The Cost of Ignoring the New Digital Distribution Systems
Posted on December 9, 2008 by David Gray
An article that references a recent IBM study, all about changes in the media being driven by digital technology, offers some stats you may want to quote next time someone asks you why you learn or teach online. While the article and the IBM study are not about online learning, per se, you come away from both more certain than ever over the inevitability of online education.
Changes in media content, distribution, rights, authorship, and cost are the focus of both the study and the brief article. But the disruption happening in this regard, in the media industry, is happening across the board. A failure to seize the changes, adopt to the new technology can be economically devastating to established institutions, advises IBM. A very contemporary example of this is the deep financial distress in which the Tribune Co., parent of the Chicago Tribune and the Los Angeles Times, finds itself. A December 8th report in the New York Times states, “Like most newspapers, Tribune’s have suffered double-digit percentage declines in advertising this year, as ads and readers continue to shift to the Internet…” Indeed, the venerable New York Times itself is reportedly in danger of insolvency, according to a current CNNMoney.com report.

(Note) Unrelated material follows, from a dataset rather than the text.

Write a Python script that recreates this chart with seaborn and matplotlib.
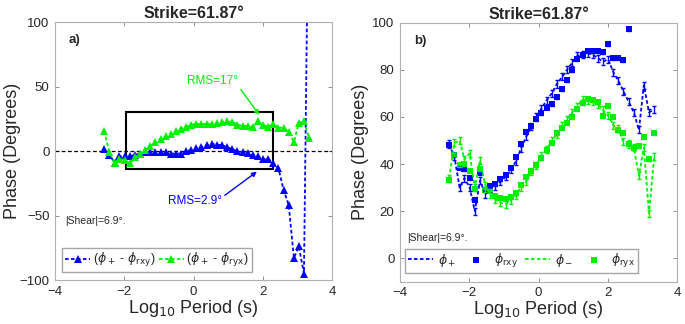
import numpy as np
import pandas as pd
import matplotlib.pyplot as plt
import matplotlib.patches as patches
import seaborn as sns

# ------------------------------------------------------- #
#                          DATOS                          #
# ------------------------------------------------------- #
log_period = [-2.58, -2.43, -2.28, -2.14, -1.99, -1.84, -1.69, -1.54, -1.40, -1.25,
              -1.10, -0.95, -0.80, -0.66, -0.51, -0.36, -0.21, -0.06, 0.08, 0.23,
              0.38, 0.53, 0.68, 0.82, 0.97, 1.12, 1.27, 1.42, 1.56, 1.71,
              1.86, 2.01, 2.16, 2.30, 2.45, 2.60, 2.75, 2.90, 3.04, 3.19, 3.34]

# panel a) diferencias de fase
diff_rxy = [1.5, -3, -9, -4, -4, -4, -3, -2, -1, -1,
            -1, -1, -1, -2, -2, -2, 0, 1, 2, 3,
            4.5, 5.5, 5, 4.5, 3, 1.5, 0, -1, -1.5, -3,
            -4, -6.5, -6, -9.5, -13, -30, -42, -83, -74, -95, 250]
diff_ryx = [15.5, -1, -9.5, -6, -7, -9.5, -5, -2, 1, 4,
            7, 9.5, 11.5, 13.5, 15.5, 17, 19, 20.5, 21, 21,
            21, 21, 21.5, 22.5, 23, 22.5, 20.5, 19.5, 19.5, 18.5,
            23, 20, 19, 21, 18, 18, 15, 7, 22, 23, 10]

# panel b) fases
phi_plus = [48.5, 43, 30, 34, 30, 20, 33, 27, 29.5, 30.5,
            32.5, 34.5, 37.5, 41, 46.5, 51.5, 56, 60, 63.5, 67,
            70, 74, 77, 80, 83, 86, 86.5, 87, 86.5, 85,
            83.5, 84.5, 79, 75.5, 71, 66.5, 62, 54.5, 73.5, 62, 63]
phi_rxy = [48, 44, 38.5, 38, 34, 24.5, 36, 29, 30.5, 31.5,
           33.5, 35.5, 38.5, 43, 48.5, 53.5, 56, 59, 61.5, 64,
           65.5, 68.5, 72, 75.5, 80, 84.5, 86.5, 88, 88, 88,
           87.5, 91, 85, 85, 84, 97.5, 104, 137.5, 147.5, 157, -187]
phi_minus = [34, 49, 50, 42, 44.5, 30, 41.5, 31, 27, 25,
             23.5, 23, 24.5, 26.5, 30, 32.5, 37, 39.5, 43.5, 46,
             50, 52.5, 56.5, 59, 62, 64.5, 67.5, 67, 66.5, 65.5,
             63, 60.5, 56.5, 55, 49.5, 48.5, 47, 35, 47, 19, 43]
phi_ryx = [33, 44, 39.5, 40, 37, 29.5, 38, 29, 28.5, 26.5,
           25.5, 25, 26, 27.5, 31, 34.5, 37, 39.5, 42.5, 46,
           49, 53, 55.5, 57.5, 60, 63.5, 66, 67.5, 67, 66.5,
           60.5, 64.5, 60, 54.5, 53, 48.5, 47, 47.5, 51.5, 42, 53]

df = pd.DataFrame({'T': log_period, 'd_rxy': diff_rxy, 'd_ryx': diff_ryx,
                   'p_plus': phi_plus, 'p_rxy': phi_rxy,
                   'p_minus': phi_minus, 'p_ryx': phi_ryx})

BLUE = '#0000ff'
GREEN = '#00f000'

sns.set_style('white')
plt.rcParams['font.family'] = ['Liberation Sans', 'DejaVu Sans']
plt.rcParams['axes.edgecolor'] = '#b0b0b0'
plt.rcParams['xtick.direction'] = 'in'
plt.rcParams['ytick.direction'] = 'in'

fig = plt.figure(figsize=(6.85, 3.24), dpi=100)
ax1 = fig.add_axes([0.0803, 0.1358, 0.4044, 0.796])
ax2 = fig.add_axes([0.584, 0.1306, 0.4044, 0.799])

dash = (2, 1.3)

# ------------------------------------------------------- #
#                         PANEL a)                        #
# ------------------------------------------------------- #
ax1.axhline(0, color='k', lw=0.9, dashes=(3, 2))
sns.lineplot(data=df, x='T', y='d_rxy', ax=ax1, color=BLUE, marker='^',
             markersize=5.5, markeredgewidth=0, lw=1.3, dashes=False,
             label=r'($\phi_+$ - $\phi_{\mathrm{rxy}}$)', sort=False)
sns.lineplot(data=df, x='T', y='d_ryx', ax=ax1, color=GREEN, marker='^',
             markersize=5.5, markeredgewidth=0, lw=1.3, dashes=False,
             label=r'($\phi_+$ - $\phi_{\mathrm{ryx}}$)', sort=False)
for ln in ax1.get_lines()[1:]:
    ln.set_dashes(dash)

ax1.add_patch(patches.Rectangle((-1.95, -14), 4.25, 44, fill=False,
                                edgecolor='k', lw=1.5))

ax1.annotate('RMS=17°', xy=(1.9, 28), xytext=(-0.2, 54), color=GREEN,
             fontsize=8.5, va='center',
             arrowprops=dict(arrowstyle='-|>', color=GREEN, lw=1,
                             shrinkA=0, shrinkB=0, mutation_scale=7,
                             relpos=(1, 0.2)))
ax1.annotate('RMS=2.9°', xy=(1.83, -16), xytext=(-0.75, -39), color=BLUE,
             fontsize=8.5, va='center',
             arrowprops=dict(arrowstyle='-|>', color=BLUE, lw=1,
                             shrinkA=0, shrinkB=0, mutation_scale=7,
                             relpos=(1, 0.8)))
ax1.text(-3.7, -54, '|Shear|=6.9°.', fontsize=7.5, va='center')
ax1.text(0.05, 0.93, 'a)', transform=ax1.transAxes, fontsize=9.5,
         fontweight='bold', va='center')

ax1.set_xlim(-4, 4)
ax1.set_ylim(-100, 100)
ax1.set_xticks([-4, -2, 0, 2, 4])
ax1.set_yticks([-100, -50, 0, 50, 100])
ax1.set_ylabel('Phase (Degrees)', fontsize=13, labelpad=-1)
ax1.set_xlabel(r'Log$_{10}$ Period (s)', fontsize=13, labelpad=0)
ax1.set_title('Strike=61.87°', fontsize=11.5, fontweight='bold', pad=3)
ax1.legend(loc='lower left', bbox_to_anchor=(0.025, 0.03), ncol=2,
           fontsize=9, frameon=True, fancybox=False, edgecolor='#909090',
           borderaxespad=0, handlelength=2.0, handletextpad=0.2,
           columnspacing=0.3, borderpad=0.25)

# ------------------------------------------------------- #
#                         PANEL b)                        #
# ------------------------------------------------------- #
sns.lineplot(data=df, x='T', y='p_plus', ax=ax2, color=BLUE, lw=1.3,
             label=r'$\phi_+$', sort=False)
ax2.errorbar(df['T'], df['p_plus'], yerr=1.5, fmt='none', ecolor=BLUE,
             elinewidth=1, capsize=1.6, capthick=1)
sns.scatterplot(data=df, x='T', y='p_rxy', ax=ax2, color=BLUE, marker='s',
                s=14, linewidth=0, label=r'$\phi_{\mathrm{rxy}}$')
ax2.errorbar(df['T'], df['p_rxy'], yerr=0.8, fmt='none', ecolor=BLUE,
             elinewidth=1, capsize=1.2)
sns.lineplot(data=df, x='T', y='p_minus', ax=ax2, color=GREEN, lw=1.3,
             label=r'$\phi_-$', sort=False)
ax2.errorbar(df['T'], df['p_minus'], yerr=1.5, fmt='none', ecolor=GREEN,
             elinewidth=1, capsize=1.6, capthick=1)
sns.scatterplot(data=df, x='T', y='p_ryx', ax=ax2, color=GREEN, marker='s',
                s=14, linewidth=0, label=r'$\phi_{\mathrm{ryx}}$')
ax2.errorbar(df['T'], df['p_ryx'], yerr=0.8, fmt='none', ecolor=GREEN,
             elinewidth=1, capsize=1.2)
for ln in ax2.get_lines():
    if ln.get_linestyle() == '-' and len(ln.get_xdata()) > 2:
        ln.set_dashes(dash)

ax2.text(-3.8, 8.5, '|Shear|=6.9°.', fontsize=7.5, va='center')
ax2.text(0.05, 0.93, 'b)', transform=ax2.transAxes, fontsize=9.5,
         fontweight='bold', va='center')

ax2.set_xlim(-4, 4)
ax2.set_ylim(-10, 100)
ax2.set_xticks([-4, -2, 0, 2, 4])
ax2.set_yticks([0, 20, 40, 60, 80, 100])
ax2.set_ylabel('Phase (Degrees)', fontsize=13, labelpad=2)
ax2.set_xlabel(r'Log$_{10}$ Period (s)', fontsize=13, labelpad=0)
ax2.set_title('Strike=61.87°', fontsize=11.5, fontweight='bold', pad=3)
ax2.legend(loc='lower left', bbox_to_anchor=(0.018, 0.034), ncol=4,
           fontsize=9, frameon=True, fancybox=False, edgecolor='#909090',
           borderaxespad=0, handlelength=2.0, handletextpad=0.4,
           columnspacing=0.6, borderpad=0.25)

for ax in (ax1, ax2):
    ax.tick_params(labelsize=9.5, length=3, width=0.6, color='#808080',
                   top=True, right=True, bottom=True, left=True)
    ax.tick_params(axis='x', pad=4)
    ax.tick_params(axis='y', pad=4)
    for sp in ax.spines.values():
        sp.set_linewidth(0.8)

plt.savefig('out.png', dpi=100)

Is there a parallel to be drawn between the woes of the newspaper industry and traditional higher education? Does all this mean that within ten years there won’t be a viable university that doesn’t offer at least some online options? Is the ongoing transformation of media and communications so powerful a force that all contemporary social institutions need to change radically or perish?
For anyone interested in, or living, the digital distribution revolution, I highly recommend the IBM study for its insight into changing media models which may have broad application to other sectors, like higher education.